#### GIVEN EXERCISE
Count every line of these entries that holds the word "this", and reply with the number only.

START

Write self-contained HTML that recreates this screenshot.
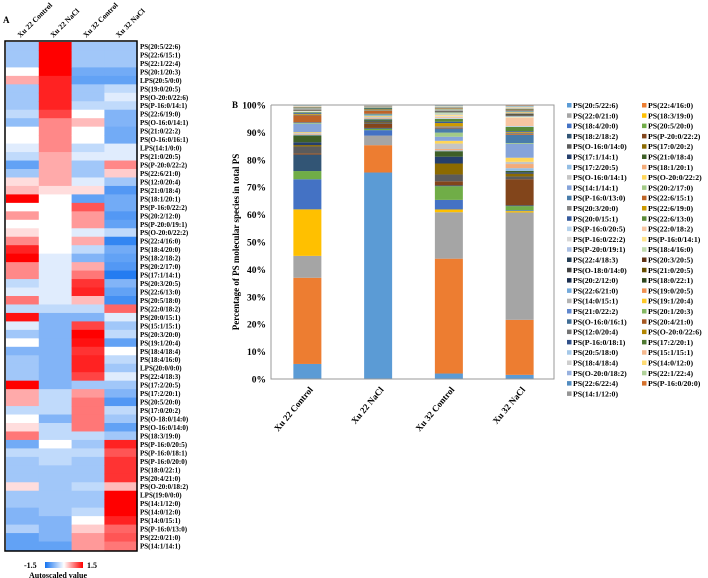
<!DOCTYPE html>
<html><head><meta charset="utf-8"><style>
body{margin:0;background:#fff;width:708px;height:578px;overflow:hidden}
svg{display:block;font-family:"Liberation Serif",serif;font-weight:bold}
</style></head><body>
<svg id="fig" width="708" height="578">
<text x="3" y="23" font-size="9">A</text>
<g id="heat"></g>
<g id="bars"></g>
<g id="legend"></g>
</svg>
<script>
const heatCols = ["Xu 22 Control","Xu 22 NaCl","Xu 32 Control","Xu 32 NaCl"];
const heatRows = ["PS(20:5/22:6)","PS(22:6/15:1)","PS(22:1/22:4)","PS(20:1/20:3)","LPS(20:5/0:0)","PS(19:0/20:5)","PS(O-20:0/22:6)","PS(P-16:0/14:1)","PS(22:6/19:0)","PS(O-16:0/14:1)","PS(21:0/22:2)","PS(O-16:0/16:1)","LPS(14:1/0:0)","PS(21:0/20:5)","PS(P-20:0/22:2)","PS(22:6/21:0)","PS(12:0/20:4)","PS(21:0/18:4)","PS(18:1/20:1)","PS(P-16:0/22:2)","PS(20:2/12:0)","PS(P-20:0/19:1)","PS(O-20:0/22:2)","PS(22:4/16:0)","PS(18:4/20:0)","PS(18:2/18:2)","PS(20:2/17:0)","PS(17:1/14:1)","PS(20:3/20:5)","PS(22:6/13:0)","PS(20:5/18:0)","PS(22:0/18:2)","PS(20:0/15:1)","PS(15:1/15:1)","PS(20:3/20:0)","PS(19:1/20:4)","PS(18:4/18:4)","PS(18:4/16:0)","LPS(20:0/0:0)","PS(22:4/18:3)","PS(17:2/20:5)","PS(17:2/20:1)","PS(20:5/20:0)","PS(17:0/20:2)","PS(O-18:0/14:0)","PS(O-16:0/14:0)","PS(18:3/19:0)","PS(P-16:0/20:5)","PS(P-16:0/18:1)","PS(P-16:0/20:0)","PS(18:0/22:1)","PS(20:4/21:0)","PS(O-20:0/18:2)","LPS(19:0/0:0)","PS(14:1/12:0)","PS(14:0/12:0)","PS(14:0/15:1)","PS(P-16:0/13:0)","PS(22:0/21:0)","PS(14:1/14:1)"];
const heatCol1 = [-0.6,-0.6,-0.6,0,0.5,-0.6,-0.6,-0.6,-0.4,-0.7,0,0,-0.2,-0.4,-1.0,-0.6,0.2,0.4,1.5,0,0.6,0,0.2,0.7,1.3,1.5,0.7,0.7,-0.4,-0.2,0.8,-0.4,1.4,-0.2,-0.6,0,-0.8,-0.6,-0.6,-0.6,1.5,0.5,0.5,-0.4,0,0.2,0.8,-0.9,-0.4,-0.6,-0.6,-0.6,0.2,-0.6,-0.6,-0.8,-0.8,-0.5,-1.0,-1.0];
const heatCol2 = [1.5,1.5,1.5,1.5,1.3,1.3,1.3,1.3,1.1,0.7,0.7,0.7,0.7,0.5,0.5,0.5,0.5,0.2,0,0,0,0,0,0,0,-0.2,-0.2,-0.2,-0.2,-0.2,-0.2,-0.4,-0.8,-0.8,-0.8,-0.8,-0.8,-0.8,-0.8,-0.8,-0.8,-0.4,-0.4,-0.4,-0.8,-0.4,-0.4,0,-0.4,-0.4,-0.6,-0.6,-0.6,-0.6,-0.6,-0.6,-0.8,-0.8,-0.8,-1.0];
const heatCol3 = [-0.6,-0.6,-0.6,-0.9,-1.0,-0.6,-0.6,-0.4,0,0.4,0,0,-0.4,-0.2,-0.6,-0.6,-0.2,0.2,-1.0,1.0,0.6,0.6,-0.2,0.5,-0.4,-0.8,0.5,0.8,1.2,1.3,0.4,-0.4,-0.8,1.1,1.5,1.4,1.2,1.3,1.3,1.1,-0.6,0.6,0.8,0.8,0.8,0.8,-0.4,-0.6,-0.4,-0.6,-0.6,-0.6,-0.4,-0.6,-0.6,-0.4,0,0.3,0.6,0.6];
const heatCol4 = [-0.6,-0.6,-0.6,-0.9,-1.0,-0.4,-0.2,-0.4,-0.8,-0.8,-0.9,-0.9,-0.2,-0.2,0.7,0.3,-0.6,-1.1,-0.9,-0.9,-1.1,-1.0,-0.4,-1.3,-0.9,-1.0,-1.1,-1.4,-0.8,-1.0,-1.2,0.9,-0.2,-0.6,-0.4,-1.0,0,-0.4,-0.6,-0.2,-0.6,-0.8,-1.1,-0.4,-0.6,-1.0,-0.6,1.3,1.0,1.2,1.2,1.2,0.4,1.5,1.5,1.5,1.3,0.9,1.0,0.8];

const barCats = ["Xu 22 Control","Xu 22 NaCl","Xu 32 Control","Xu 32 NaCl"];
const yTicks = ["0%","10%","20%","30%","40%","50%","60%","70%","80%","90%","100%"];
const seriesNames = ["PS(20:5/22:6)","PS(22:4/16:0)","PS(22:0/21:0)","PS(18:3/19:0)","PS(18:4/20:0)","PS(20:5/20:0)","PS(18:2/18:2)","PS(P-20:0/22:2)","PS(O-16:0/14:0)","PS(17:0/20:2)","PS(17:1/14:1)","PS(21:0/18:4)","PS(17:2/20:5)","PS(18:1/20:1)","PS(O-16:0/14:1)","PS(O-20:0/22:2)","PS(14:1/14:1)","PS(20:2/17:0)","PS(P-16:0/13:0)","PS(22:6/15:1)","PS(20:3/20:0)","PS(22:6/19:0)","PS(20:0/15:1)","PS(22:6/13:0)","PS(P-16:0/20:5)","PS(22:0/18:2)","PS(P-16:0/22:2)","PS(P-16:0/14:1)","PS(P-20:0/19:1)","PS(18:4/16:0)","PS(22:4/18:3)","PS(20:3/20:5)","PS(O-18:0/14:0)","PS(21:0/20:5)","PS(20:2/12:0)","PS(18:0/22:1)","PS(22:6/21:0)","PS(19:0/20:5)","PS(14:0/15:1)","PS(19:1/20:4)","PS(21:0/22:2)","PS(20:1/20:3)","PS(O-16:0/16:1)","PS(20:4/21:0)","PS(12:0/20:4)","PS(O-20:0/22:6)","PS(P-16:0/18:1)","PS(17:2/20:1)","PS(20:5/18:0)","PS(15:1/15:1)","PS(18:4/18:4)","PS(14:0/12:0)","PS(O-20:0/18:2)","PS(22:1/22:4)","PS(22:6/22:4)","PS(P-16:0/20:0)","PS(14:1/12:0)"];
const valXu22Control = [5.5,31.5,8,17,11,3,6,0.5,2.5,0.5,1,2.5,0.3,0.3,0.3,0.3,3,0.3,0.3,2.5,0.3,0.3,0.3,0.3,0.08,0.08,0.08,0.08,0.08,0.08,0.08,0.08,0.08,0.08,0.08,0.08,0.08,0.08,0.08,0.08,0.08,0.08,0.08,0.08,0.08,0.08,0.08,0.08,0.08,0.08,0.08,0.08,0.08,0.08,0.08,0.08,0.08];
const valXu22NaCl = [75.5,10,3.5,0,2,0.5,0.3,1.5,0.5,0.3,0.3,0.5,0.3,0.3,0.3,0.3,0.3,0.3,0.3,1,0.3,0.3,0.3,0.3,0.03,0.03,0.03,0.03,0.03,0.03,0.03,0.03,0.03,0.03,0.03,0.03,0.03,0.03,0.03,0.03,0.03,0.03,0.03,0.03,0.03,0.03,0.03,0.03,0.03,0.03,0.03,0.03,0.03,0.03,0.03,0.03,0.03];
const valXu32Control = [2,42,17,1,3.5,5,0.3,1.5,2.5,4,2.5,2,0.3,0.5,2,1,1.5,1.5,1.5,0.3,0.5,1.2,0.5,1,0.3,0.5,0.3,0.5,0.3,0.5,0.1,0.1,0.1,0.1,0.1,0.1,0.1,0.1,0.1,0.1,0.1,0.1,0.1,0.1,0.1,0.1,0.1,0.1,0.1,0.1,0.1,0.1,0.1,0.1,0.1,0.1,0.1];
const valXu32NaCl = [1.5,20,39,0.5,0.3,1.5,0.3,9.5,1,1,0.5,0.5,1,1.5,0.8,1.5,5,0.3,3,0.3,0.5,0.3,0.3,1.5,0.3,3,0.15,0.15,0.15,0.15,0.15,0.15,0.15,0.15,0.15,0.15,0.15,0.15,0.15,0.15,0.15,0.15,0.15,0.15,0.15,0.15,0.15,0.15,0.15,0.15,0.15,0.15,0.15,0.15,0.15,0.15,0.15];

const NS="http://www.w3.org/2000/svg";
function mk(tag,attrs,parent){const e=document.createElementNS(NS,tag);for(const k in attrs)e.setAttribute(k,attrs[k]);parent.appendChild(e);return e;}

// ---- heatmap ----
const heat=document.getElementById('heat');
const hx0=6,hy0=42,cw=32.8,rh=508/60;
function heatColor(v){const t=Math.max(-1,Math.min(1,v/1.5));
 if(t>=0){return `rgb(255,${Math.round(255*(1-t))},${Math.round(255*(1-t))})`;}
 const a=-t;return `rgb(${Math.round(255-a*(255-20))},${Math.round(255-a*(255-115))},${Math.round(255-a*(255-240))})`;}
const heatData=[heatCol1,heatCol2,heatCol3,heatCol4];
heatData.forEach((col,ci)=>{col.forEach((v,ri)=>{
 const r=mk('rect',{x:hx0+ci*cw,y:hy0+ri*rh,width:cw+0.5,height:rh+0.5,fill:heatColor(v)},heat);
 
 
});});
const hb=mk('rect',{x:5,y:41,width:132,height:510,fill:'none',stroke:'#000','stroke-width':1.5},heat);


heatCols.forEach((c,ci)=>{const cx=hx0+ci*cw+cw/2-2;
 const t=mk('text',{x:0,y:0,'font-size':7.5,transform:`translate(${cx},38) rotate(-45)`},heat);t.textContent=c;
 
 
});
heatRows.forEach((n,ri)=>{const t=mk('text',{x:140,y:hy0+ri*rh+rh-1.5,'font-size':7},heat);t.textContent=n;
 
 
});
const defs=mk('defs',{},heat);
const lg=mk('linearGradient',{id:'hg',x1:0,x2:1,y1:0,y2:0},defs);
mk('stop',{offset:'0',  'stop-color':heatColor(-1.5)},lg);
mk('stop',{offset:'0.5','stop-color':'#fff'},lg);
mk('stop',{offset:'1','stop-color':heatColor(1.5)},lg);
const cb=mk('rect',{x:45,y:562,width:38,height:6,fill:'url(#hg)'},heat);


let t1=mk('text',{x:24,y:568,'font-size':8},heat);t1.textContent='-1.5';


let t2=mk('text',{x:87,y:568,'font-size':8},heat);t2.textContent='1.5';


let t3=mk('text',{x:58,y:578,'font-size':8,'text-anchor':'middle'},heat);t3.textContent='Autoscaled value';



// ---- bar chart ----
const bars=document.getElementById('bars');
const px0=271,px1=554,py0=379,py1=105;
const yS=v=>py0-(v/100)*(py0-py1);
const bandW=(px1-px0)/barCats.length;
const xC=i=>px0+bandW*(i+0.5)+1;
const barW=28;
let bl=mk('text',{x:232,y:108,'font-size':9},bars);bl.textContent='B';


yTicks.forEach((lab,i)=>{const v=i*10;
 const t=mk('text',{x:266,y:yS(v)+3.5,'font-size':9.5,'text-anchor':'end'},bars);t.textContent=lab;
 
 
});
const yl=mk('text',{x:0,y:0,'font-size':9,'text-anchor':'middle',transform:`translate(239,${(py0+py1)/2}) rotate(-90)`},bars);
yl.textContent='Percentage of PS molecular species in total PS';


const base=[[91,155,213],[237,125,49],[165,165,165],[255,192,0],[68,114,196],[112,173,71]];
const mixes=[0,-0.45,0.35,-0.2,0.55,-0.6,0.15,-0.3,0.45,-0.1];
function seriesColor(i){const b=base[i%6],m=mixes[Math.floor(i/6)%mixes.length];
 const c=b.map(x=>m>=0?Math.round(x+(255-x)*m):Math.round(x*(1+m)));return `rgb(${c.join(',')})`;}
const barVals=[valXu22Control,valXu22NaCl,valXu32Control,valXu32NaCl];
barVals.forEach((vals,bi)=>{const tot=vals.reduce((a,b)=>a+b,0);let cum=0;
 vals.forEach((v,si)=>{const p=v/tot*100;
  const r=mk('rect',{x:xC(bi)-barW/2,y:yS(cum+p),width:barW,height:Math.max(0,yS(cum)-yS(cum+p)),fill:seriesColor(si)},bars);
  
  
  cum+=p;});
 const t=mk('text',{x:0,y:0,'font-size':9,'text-anchor':'end',transform:`translate(${xC(bi)+6},${py0+11}) rotate(-50)`},bars);t.textContent=barCats[bi];
 
 
});
const ax=mk('path',{d:`M${px0},${py1}V${py0}H${px1}V${py1}H${px0}`,fill:'none',stroke:'#999','stroke-width':1},bars);



// ---- legend ----
const leg=document.getElementById('legend');
const rowH=10.3;
seriesNames.forEach((n,i)=>{const col=i%2,row=Math.floor(i/2);
 const x=567+col*75,y=107+row*rowH;
 const s=mk('rect',{x:x,y:y-4,width:4.5,height:4.5,fill:seriesColor(i)},leg);
 
 
 const t=mk('text',{x:x+6,y:y+1,'font-size':7.8},leg);t.textContent=n;
 
 
});
</script>
</body></html>
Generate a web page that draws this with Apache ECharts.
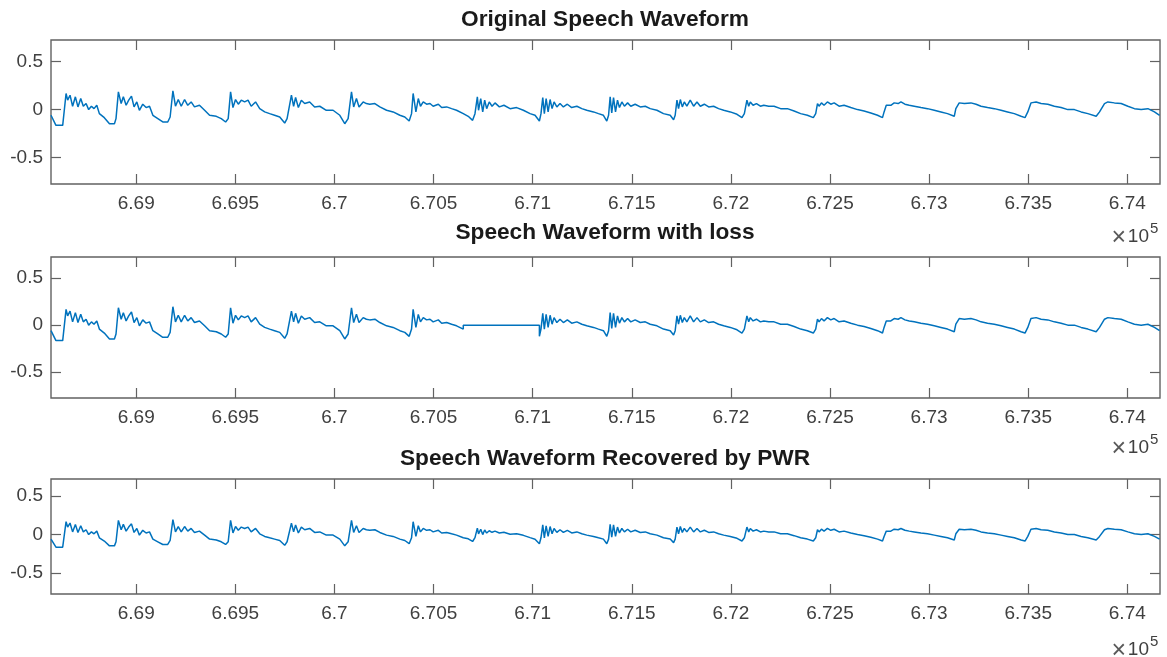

END

#### FINAL ANSWER
2